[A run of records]
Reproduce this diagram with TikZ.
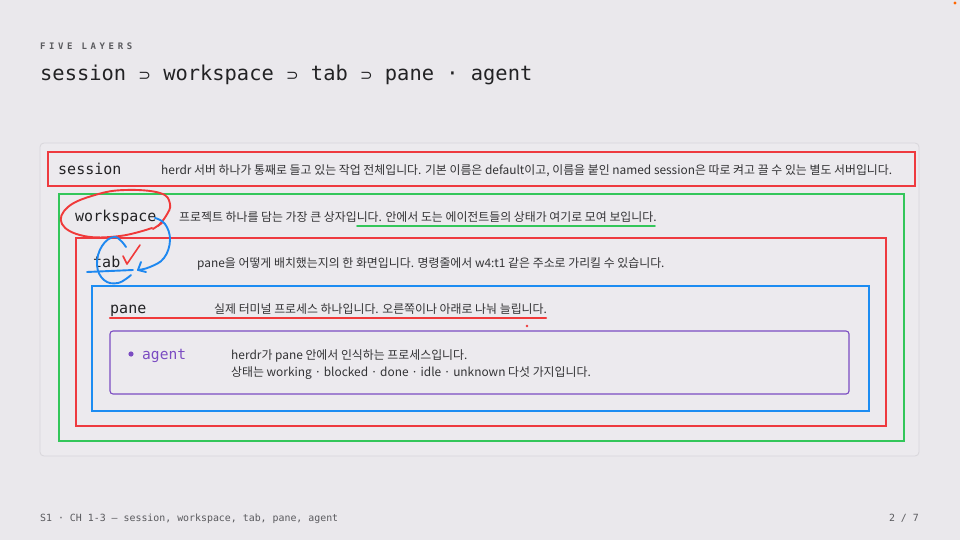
\documentclass[tikz,border=0pt]{standalone}
\usepackage{fontspec}
\setmainfont{Noto Sans CJK KR}
\newfontfamily\monof{DejaVu Sans Mono}
\newfontfamily\symf{DejaVu Sans}
\usetikzlibrary{arrows.meta}
\definecolor{bg}{HTML}{EAE8EC}
\definecolor{panelbg}{HTML}{ECEAEE}
\definecolor{panelbd}{HTML}{D8D6DB}
\definecolor{cred}{HTML}{EE3A3F}
\definecolor{cgreen}{HTML}{33C65A}
\definecolor{cblue}{HTML}{1C8CF2}
\definecolor{cpurple}{HTML}{7B4CC2}
\definecolor{ink}{HTML}{222224}
\definecolor{desc}{HTML}{333335}
\definecolor{muted}{HTML}{5A5A5E}
\definecolor{penred}{HTML}{F03A3A}
\definecolor{penblue}{HTML}{1E88F0}
\begin{document}
\begin{tikzpicture}[x=1pt,y=-1pt,
  layerbox/.style={line width=2.4pt},
  lbl/.style={anchor=base west, font=\monof\fontsize{15}{18}\selectfont, text=ink, inner sep=0pt},
  descr/.style={anchor=base west, font=\fontsize{11.9}{15}\selectfont, text=desc, inner sep=0pt},
  pen/.style={line width=1.9pt, line cap=round, line join=round},
]
\useasboundingbox (0,0) rectangle (960,540);
\fill[bg] (0,0) rectangle (960,540);
\fill[orange!80!red] (955,3) circle (1.6pt);

% header
\node[anchor=base west, inner sep=0pt, text=muted,
  font=\monof\bfseries\fontsize{9}{11}\selectfont\addfontfeature{LetterSpace=40}]
  (kicker) at (40,50) {FIVE LAYERS};
\node[anchor=base west, inner sep=0pt, text=ink, font=\monof\fontsize{20.4}{24}\selectfont]
  (title) at (40,81) {session {\symf\fontsize{15}{18}\selectfont ⊃} workspace {\symf\fontsize{15}{18}\selectfont ⊃} tab {\symf\fontsize{15}{18}\selectfont ⊃} pane · agent};

% panel
\draw[panelbd, fill=panelbg, line width=0.8pt, rounded corners=4pt] (40,143) rectangle (919,456);

% layer boxes
\draw[layerbox, cred]   (48,152) rectangle (915,186);
\draw[layerbox, cgreen] (59,194) rectangle (904,441);
\draw[layerbox, cred]   (76,238) rectangle (886,426);
\draw[layerbox, cblue]  (92,286) rectangle (869,411);
\draw[cpurple, line width=1.1pt, rounded corners=3pt] (110,331) rectangle (849,394);

% labels and descriptions
\node[lbl] (lsession) at (58,175) {session};
\node[descr] (dsession) at (161,175) {herdr 서버 하나가 통째로 들고 있는 작업 전체입니다. 기본 이름은 default이고, 이름을 붙인 named session은 따로 켜고 끌 수 있는 별도 서버입니다.};

\node[lbl] (lworkspace) at (75,221) {workspace};
\node[descr] (dworkspace) at (179,221) {프로젝트 하나를 담는 가장 큰 상자입니다. 안에서 도는 에이전트들의 상태가 여기로 모여 보입니다.};

\node[lbl] (ltab) at (93,267) {tab};
\node[descr] (dtab) at (197,267) {pane을 어떻게 배치했는지의 한 화면입니다. 명령줄에서 w4:t1 같은 주소로 가리킬 수 있습니다.};

\node[lbl] (lpane) at (110,313) {pane};
\node[descr] (dpane) at (214,313) {실제 터미널 프로세스 하나입니다. 오른쪽이나 아래로 나눠 늘립니다.};

\fill[cpurple] (131,354) circle (2.6pt);
\node[lbl, text=cpurple, font=\monof\fontsize{14.6}{18}\selectfont] (lagent) at (142,359) {agent};
\node[descr] (dagent1) at (231,359) {herdr가 pane 안에서 인식하는 프로세스입니다.};
\node[descr] (dagent2) at (231,376) {상태는 working · blocked · done · idle · unknown 다섯 가지입니다.};

% footer
\node[anchor=base west, inner sep=0pt, text=muted, font=\monof\fontsize{9.9}{12}\selectfont]
  (footl) at (40,521) {S1 · CH 1-3 — session, workspace, tab, pane, agent};
\node[anchor=base east, inner sep=0pt, text=muted, font=\monof\fontsize{9.9}{12}\selectfont]
  (footr) at (919,521) {2 / 7};

% hand annotations
\draw[pen, penred] plot[smooth, tension=0.7] coordinates {(152,228) (120,236) (84,236) (62,224) (68,207) (95,195) (125,190) (160,193) (170,204) (166,216) (158,226)};
\draw[pen, penred] (153,229) -- (162,223);
\draw[pen, cgreen] (357,226) -- (655,226);
\draw[pen, penred, line width=2.2pt] (110,318) -- (546,318);
\fill[penred] (527,326) circle (1.3pt);
\draw[pen, penblue] plot[smooth, tension=0.7] coordinates {(155,218) (165,224) (170,240) (164,258) (150,267) (138,270)};
\draw[pen, penblue] (138,270) -- (141,262);
\draw[pen, penblue] (138,270) -- (146,272);
\draw[pen, penblue] plot[smooth, tension=0.7] coordinates {(126,247) (115,237) (102,246) (97,265) (104,280) (118,283) (131,275)};
\draw[pen, penblue] (87,272) -- (133,270);
\draw[pen, penred, line width=1.6pt] (123,256) -- (127,264) -- (140,245);
\end{tikzpicture}
\end{document}
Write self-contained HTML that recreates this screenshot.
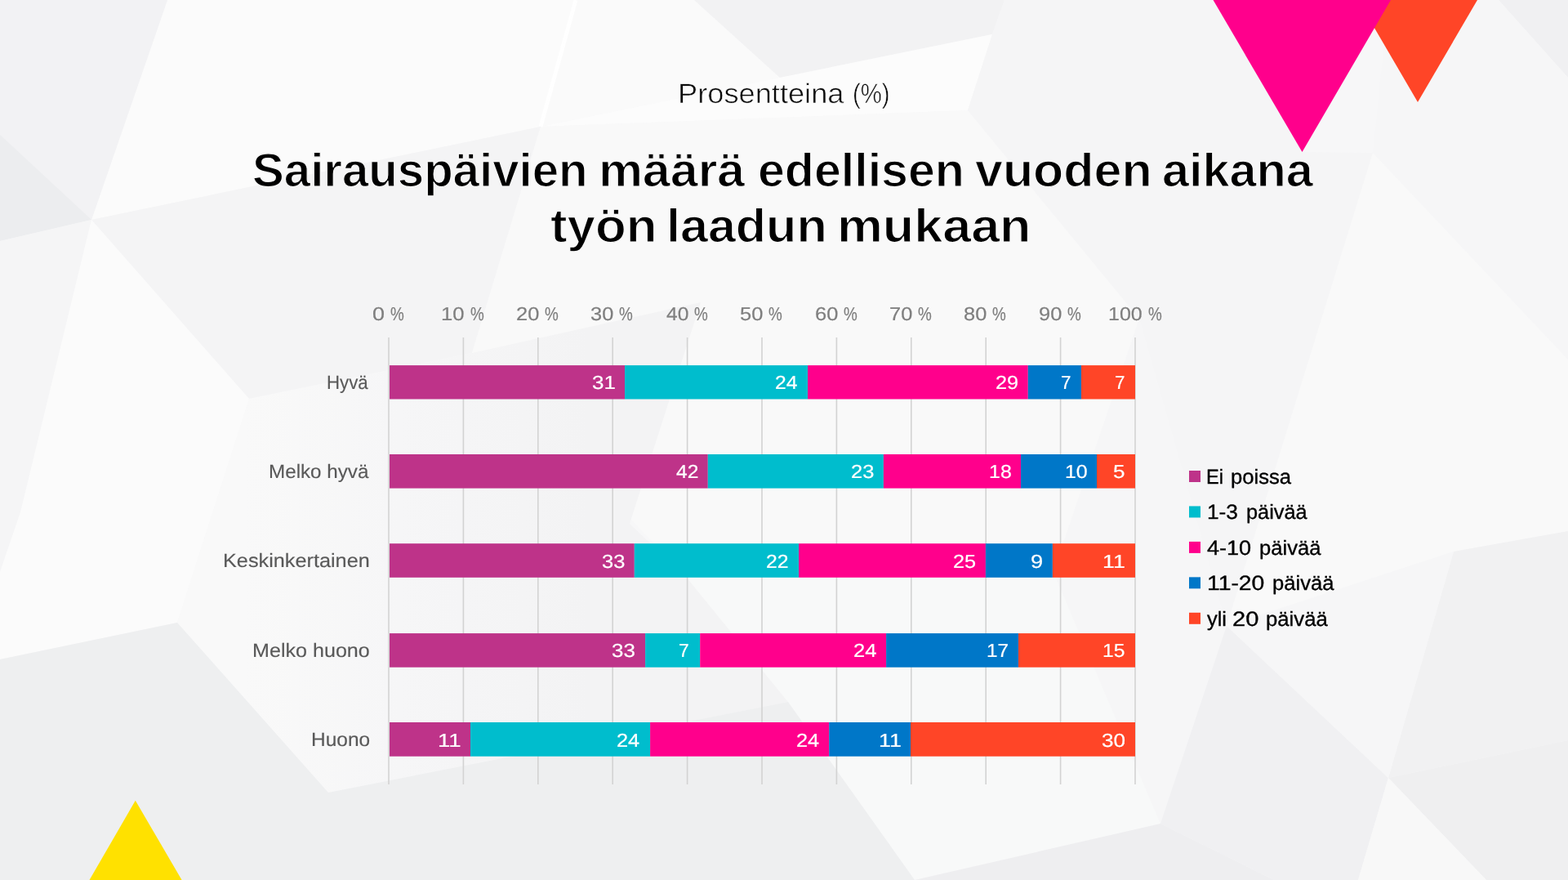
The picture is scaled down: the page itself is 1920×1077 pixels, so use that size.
<!DOCTYPE html>
<html lang="fi">
<head>
<meta charset="utf-8">
<title>Sairauspäivien määrä edellisen vuoden aikana työn laadun mukaan</title>
<style>
html,body{margin:0;padding:0;}
body{width:1920px;height:1077px;overflow:hidden;position:relative;background:#f7f7f8;font-family:"Liberation Sans",sans-serif;text-rendering:geometricPrecision;}
.slide{position:absolute;left:0;top:0;width:1920px;height:1077px;overflow:hidden;}
svg.art{position:absolute;left:0;top:0;width:1920px;height:1077px;display:block;}
h1,h2,p,ul,li{margin:0;padding:0;font-weight:normal;font-size:inherit;list-style:none;}
.t{position:absolute;white-space:nowrap;line-height:1;transform-origin:0 0;}
.sub{font-size:33.8px;color:#0a0a0a;-webkit-text-stroke:0.6px #f8f8f8;}
.tw{font-size:57.5px;color:#000;font-weight:700;-webkit-text-stroke:1.2px #f8f8f8;}
.ax{font-size:23px;color:#7f7f7f;-webkit-text-stroke:0.2px #7f7f7f;}
.cat{font-size:23.6px;color:#595959;-webkit-text-stroke:0.15px #595959;}
.val{font-size:23px;color:#fff;-webkit-text-stroke:0.2px #fff;}
.leg{font-size:25px;color:#000;-webkit-text-stroke:0.35px #000;}
</style>
</head>
<body>
<div class="slide">

<svg class="art" viewBox="0 0 1920 1077" width="1920" height="1077" aria-hidden="true">
<defs><linearGradient id="gA" gradientUnits="userSpaceOnUse" x1="300" y1="600" x2="720" y2="600"><stop offset="0" stop-color="#f9f9f9"/><stop offset="0.45" stop-color="#f6f6f7"/><stop offset="1" stop-color="#f3f3f4"/></linearGradient></defs>
<g class="bg">
<rect x="0" y="0" width="1920" height="1077" fill="#f7f7f8"/>
<polygon points="205,0 705,0 662,155 112,269" fill="#fbfbfb"/>
<polygon points="705,0 850,0 955,95 662,155" fill="#fafafa"/>
<polygon points="850,0 1230,0 1215,42 955,95" fill="#f2f2f3"/>
<polygon points="955,95 1215,42 1185,135 662,155" fill="#fcfcfc"/>
<polygon points="0,0 205,0 112,269 0,295" fill="#f2f2f4"/>
<polygon points="0,165 112,269 0,295" fill="#ecedef"/>
<polygon points="112,269 662,155 578,432 305,488" fill="#f4f4f5"/>
<polygon points="0,295 112,269 25,627 0,700" fill="#f5f5f6"/>
<polygon points="112,269 305,488 217,762 0,807 0,700 25,627" fill="#fbfbfb"/>
<polygon points="662,155 1185,135 1395,390 1290,700 841,707 578,432" fill="#f9f9f9"/>
<polygon points="305,488 578,432 858,370 771,641 841,707 965,859 402,970 217,762" fill="url(#gA)"/>
<polygon points="841,707 1290,700 1421,1008 1120,1077 965,859" fill="#f8f9f9"/>
<polygon points="1185,135 1215,42 1230,0 1500,0 1595,186 1681,187 1502,766 1395,390" fill="#f5f5f6"/>
<polygon points="1681,187 1920,440 1920,650 1780,675 1502,766" fill="#f9f9f9"/>
<polygon points="1395,390 1502,766 1421,1008 1290,700" fill="#f6f6f7"/>
<polygon points="1835,0 1920,0 1920,95" fill="#f0f0f2"/>
<polygon points="1700,0 1835,0 1920,95 1920,440 1681,187" fill="#f6f6f7"/>
<polygon points="0,807 217,762 402,970 965,859 1120,1077 0,1077" fill="#eeeff0"/>
<polygon points="1502,766 1700,952 1663,1077 1560,1077 1421,1008" fill="#f0f0f2"/>
<polygon points="1120,1077 1421,1008 1560,1077" fill="#eeeef0"/>
<polygon points="1780,675 1920,650 1920,906 1700,952" fill="#f1f1f2"/>
<polygon points="1700,952 1920,906 1920,1077 1820,1077" fill="#efeff0"/>
<polygon points="1700,952 1820,1077 1663,1077" fill="#f8f8f8"/>
<polygon points="1502,766 1780,675 1700,952" fill="#f6f6f7"/>
<line x1="705" y1="0" x2="662" y2="155" stroke="#ffffff" stroke-width="5" stroke-opacity="0.85"/>
</g>

<polygon points="1663,0 1809,0 1736,125" fill="#FF4527"/>
<polygon points="1485.5,0 1703,0 1594.5,186" fill="#FF008C"/>
<polygon points="109.5,1077 222.6,1077 165.8,979.8" fill="#FFE100"/>
<rect x="475.20" y="413" width="1.6" height="547" fill="#d3d3d3"/>
<rect x="566.60" y="413" width="1.6" height="547" fill="#d3d3d3"/>
<rect x="658.00" y="413" width="1.6" height="547" fill="#d3d3d3"/>
<rect x="749.40" y="413" width="1.6" height="547" fill="#d3d3d3"/>
<rect x="840.80" y="413" width="1.6" height="547" fill="#d3d3d3"/>
<rect x="932.20" y="413" width="1.6" height="547" fill="#d3d3d3"/>
<rect x="1023.60" y="413" width="1.6" height="547" fill="#d3d3d3"/>
<rect x="1115.00" y="413" width="1.6" height="547" fill="#d3d3d3"/>
<rect x="1206.40" y="413" width="1.6" height="547" fill="#d3d3d3"/>
<rect x="1297.80" y="413" width="1.6" height="547" fill="#d3d3d3"/>
<rect x="1389.20" y="413" width="1.6" height="547" fill="#d3d3d3"/>
<rect x="477.00" y="447.10" width="288.00" height="41.40" fill="#BE3389"/>
<rect x="765.00" y="447.10" width="224.10" height="41.40" fill="#00BDCD"/>
<rect x="989.10" y="447.10" width="269.70" height="41.40" fill="#FF008C"/>
<rect x="1258.80" y="447.10" width="65.20" height="41.40" fill="#0077C8"/>
<rect x="1324.00" y="447.10" width="66.00" height="41.40" fill="#FF4527"/>
<rect x="477.00" y="556.00" width="389.80" height="41.60" fill="#BE3389"/>
<rect x="866.80" y="556.00" width="215.10" height="41.60" fill="#00BDCD"/>
<rect x="1081.90" y="556.00" width="168.10" height="41.60" fill="#FF008C"/>
<rect x="1250.00" y="556.00" width="93.00" height="41.60" fill="#0077C8"/>
<rect x="1343.00" y="556.00" width="47.00" height="41.60" fill="#FF4527"/>
<rect x="477.00" y="665.20" width="299.80" height="41.60" fill="#BE3389"/>
<rect x="776.80" y="665.20" width="201.30" height="41.60" fill="#00BDCD"/>
<rect x="978.10" y="665.20" width="228.80" height="41.60" fill="#FF008C"/>
<rect x="1206.90" y="665.20" width="82.00" height="41.60" fill="#0077C8"/>
<rect x="1288.90" y="665.20" width="101.10" height="41.60" fill="#FF4527"/>
<rect x="477.00" y="775.10" width="313.10" height="41.60" fill="#BE3389"/>
<rect x="790.10" y="775.10" width="67.10" height="41.60" fill="#00BDCD"/>
<rect x="857.20" y="775.10" width="227.90" height="41.60" fill="#FF008C"/>
<rect x="1085.10" y="775.10" width="161.90" height="41.60" fill="#0077C8"/>
<rect x="1247.00" y="775.10" width="143.00" height="41.60" fill="#FF4527"/>
<rect x="477.00" y="884.00" width="99.00" height="41.70" fill="#BE3389"/>
<rect x="576.00" y="884.00" width="220.10" height="41.70" fill="#00BDCD"/>
<rect x="796.10" y="884.00" width="219.10" height="41.70" fill="#FF008C"/>
<rect x="1015.20" y="884.00" width="99.80" height="41.70" fill="#0077C8"/>
<rect x="1115.00" y="884.00" width="275.00" height="41.70" fill="#FF4527"/>
<rect x="1456" y="576.00" width="14" height="14" fill="#BE3389"/>
<rect x="1456" y="619.45" width="14" height="14" fill="#00BDCD"/>
<rect x="1456" y="662.90" width="14" height="14" fill="#FF008C"/>
<rect x="1456" y="706.35" width="14" height="14" fill="#0077C8"/>
<rect x="1456" y="749.80" width="14" height="14" fill="#FF4527"/>
</svg>
<p class="subtitle"><span class="t sub" style="left:830.13px;top:99px;transform:scaleX(1.0722);">Prosentteina </span><span class="t sub" style="left:1043.73px;top:99px;transform:scaleX(0.8674);">(%)</span></p>
<h1 class="title">
<span class="t tw" style="left:308.96px;top:181px;transform:scaleX(1.0117);">Sairauspäivien </span>
<span class="t tw" style="left:732.58px;top:181px;transform:scaleX(1.0575);">määrä </span>
<span class="t tw" style="left:927.52px;top:181px;transform:scaleX(1.0277);">edellisen </span>
<span class="t tw" style="left:1193.70px;top:181px;transform:scaleX(1.0595);">vuoden </span>
<span class="t tw" style="left:1422.64px;top:181px;transform:scaleX(1.0325);">aikana </span>
<span class="t tw" style="left:673.93px;top:249px;transform:scaleX(1.075);">työn </span>
<span class="t tw" style="left:815.70px;top:249px;transform:scaleX(1.0613);">laadun </span>
<span class="t tw" style="left:1024.93px;top:249px;transform:scaleX(1.0928);">mukaan</span>
</h1>
<div class="axis">
<div class="tick"><span class="t ax" style="left:456.23px;top:373px;transform:scaleX(1.1705);">0 </span><span class="t ax" style="left:477.63px;top:373px;transform:scaleX(0.8208);">%</span></div>
<div class="tick"><span class="t ax" style="left:540.35px;top:373px;transform:scaleX(1.1172);">10 </span><span class="t ax" style="left:575.53px;top:373px;transform:scaleX(0.8208);">%</span></div>
<div class="tick"><span class="t ax" style="left:632.02px;top:373px;transform:scaleX(1.1065);">20 </span><span class="t ax" style="left:666.93px;top:373px;transform:scaleX(0.8208);">%</span></div>
<div class="tick"><span class="t ax" style="left:723.47px;top:373px;transform:scaleX(1.1045);">30 </span><span class="t ax" style="left:758.33px;top:373px;transform:scaleX(0.8208);">%</span></div>
<div class="tick"><span class="t ax" style="left:815.77px;top:373px;transform:scaleX(1.068);">40 </span><span class="t ax" style="left:849.73px;top:373px;transform:scaleX(0.8208);">%</span></div>
<div class="tick"><span class="t ax" style="left:906.15px;top:373px;transform:scaleX(1.1092);">50 </span><span class="t ax" style="left:941.13px;top:373px;transform:scaleX(0.8208);">%</span></div>
<div class="tick"><span class="t ax" style="left:997.59px;top:373px;transform:scaleX(1.1074);">60 </span><span class="t ax" style="left:1032.53px;top:373px;transform:scaleX(0.8208);">%</span></div>
<div class="tick"><span class="t ax" style="left:1089.03px;top:373px;transform:scaleX(1.106);">70 </span><span class="t ax" style="left:1123.93px;top:373px;transform:scaleX(0.8208);">%</span></div>
<div class="tick"><span class="t ax" style="left:1180.47px;top:373px;transform:scaleX(1.1043);">80 </span><span class="t ax" style="left:1215.33px;top:373px;transform:scaleX(0.8208);">%</span></div>
<div class="tick"><span class="t ax" style="left:1271.83px;top:373px;transform:scaleX(1.106);">90 </span><span class="t ax" style="left:1306.73px;top:373px;transform:scaleX(0.8208);">%</span></div>
<div class="tick"><span class="t ax" style="left:1357.49px;top:373px;transform:scaleX(1.0866);">100 </span><span class="t ax" style="left:1405.93px;top:373px;transform:scaleX(0.8208);">%</span></div>
</div>
<div class="bars">
<div class="row">
<span class="t cat" style="left:400.31px;top:458px;transform:scaleX(0.9434);">Hyvä</span>
<span class="t val" style="left:724.54px;top:457px;transform:scaleX(1.1289);">31</span>
<span class="t val" style="left:949.15px;top:457px;transform:scaleX(1.0724);">24</span>
<span class="t val" style="left:1219.12px;top:457px;transform:scaleX(1.0977);">29</span>
<span class="t val" style="left:1299.47px;top:457px;transform:scaleX(0.974);">7</span>
<span class="t val" style="left:1364.57px;top:457px;transform:scaleX(0.974);">7</span>
</div>
<div class="row">
<span class="t cat" style="left:328.95px;top:567px;transform:scaleX(1.0261);">Melko hyvä</span>
<span class="t val" style="left:828.27px;top:566px;transform:scaleX(1.0676);">42</span>
<span class="t val" style="left:1041.61px;top:566px;transform:scaleX(1.1091);">23</span>
<span class="t val" style="left:1210.59px;top:566px;transform:scaleX(1.0852);">18</span>
<span class="t val" style="left:1303.59px;top:566px;transform:scaleX(1.0832);">10</span>
<span class="t val" style="left:1363.12px;top:566px;transform:scaleX(1.1329);">5</span>
</div>
<div class="row">
<span class="t cat" style="left:273.46px;top:676px;transform:scaleX(1.0709);">Keskinkertainen</span>
<span class="t val" style="left:737.36px;top:676px;transform:scaleX(1.107);">33</span>
<span class="t val" style="left:938.45px;top:676px;transform:scaleX(1.0767);">22</span>
<span class="t val" style="left:1166.92px;top:676px;transform:scaleX(1.0998);">25</span>
<span class="t val" style="left:1262.34px;top:676px;transform:scaleX(1.1856);">9</span>
<span class="t val" style="left:1350.29px;top:676px;transform:scaleX(1.1639);">11</span>
</div>
<div class="row">
<span class="t cat" style="left:309.47px;top:786px;transform:scaleX(1.0644);">Melko huono</span>
<span class="t val" style="left:749.15px;top:785px;transform:scaleX(1.1239);">33</span>
<span class="t val" style="left:830.95px;top:785px;transform:scaleX(0.9925);">7</span>
<span class="t val" style="left:1044.91px;top:785px;transform:scaleX(1.1101);">24</span>
<span class="t val" style="left:1207.63px;top:785px;transform:scaleX(1.0579);">17</span>
<span class="t val" style="left:1350.01px;top:785px;transform:scaleX(1.0722);">15</span>
</div>
<div class="row">
<span class="t cat" style="left:380.73px;top:895px;transform:scaleX(1.0372);">Huono</span>
<span class="t val" style="left:536.45px;top:895px;transform:scaleX(1.1964);">11</span>
<span class="t val" style="left:755.32px;top:895px;transform:scaleX(1.1017);">24</span>
<span class="t val" style="left:975.22px;top:895px;transform:scaleX(1.1017);">24</span>
<span class="t val" style="left:1076.18px;top:895px;transform:scaleX(1.1686);">11</span>
<span class="t val" style="left:1348.93px;top:895px;transform:scaleX(1.1339);">30</span>
</div>
</div>
<ul class="legend">
<li><span class="t leg" style="left:1476.90px;top:572px;transform:scaleX(0.9429);">Ei </span><span class="t leg" style="left:1507.15px;top:572px;transform:scaleX(1.0252);">poissa</span></li>
<li><span class="t leg" style="left:1478.10px;top:615px;transform:scaleX(1.0515);">1-3 </span><span class="t leg" style="left:1525.97px;top:615px;transform:scaleX(1.0115);">päivää</span></li>
<li><span class="t leg" style="left:1478.19px;top:659px;transform:scaleX(1.0825);">4-10 </span><span class="t leg" style="left:1541.76px;top:659px;transform:scaleX(1.0239);">päivää</span></li>
<li><span class="t leg" style="left:1478.39px;top:702px;transform:scaleX(1.133);">11-20 </span><span class="t leg" style="left:1557.76px;top:702px;transform:scaleX(1.0239);">päivää</span></li>
<li><span class="t leg" style="left:1477.58px;top:746px;transform:scaleX(1.0164);">yli </span><span class="t leg" style="left:1508.76px;top:746px;transform:scaleX(1.1629);">20 </span><span class="t leg" style="left:1549.95px;top:746px;transform:scaleX(1.028);">päivää</span></li>
</ul>
</div>
</body>
</html>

■ Your task: Using the records above, copy each line that contains "this".

■ Task solution:
Reproduce this diagram with TikZ.
Write self-contained HTML that recreates this screenshot.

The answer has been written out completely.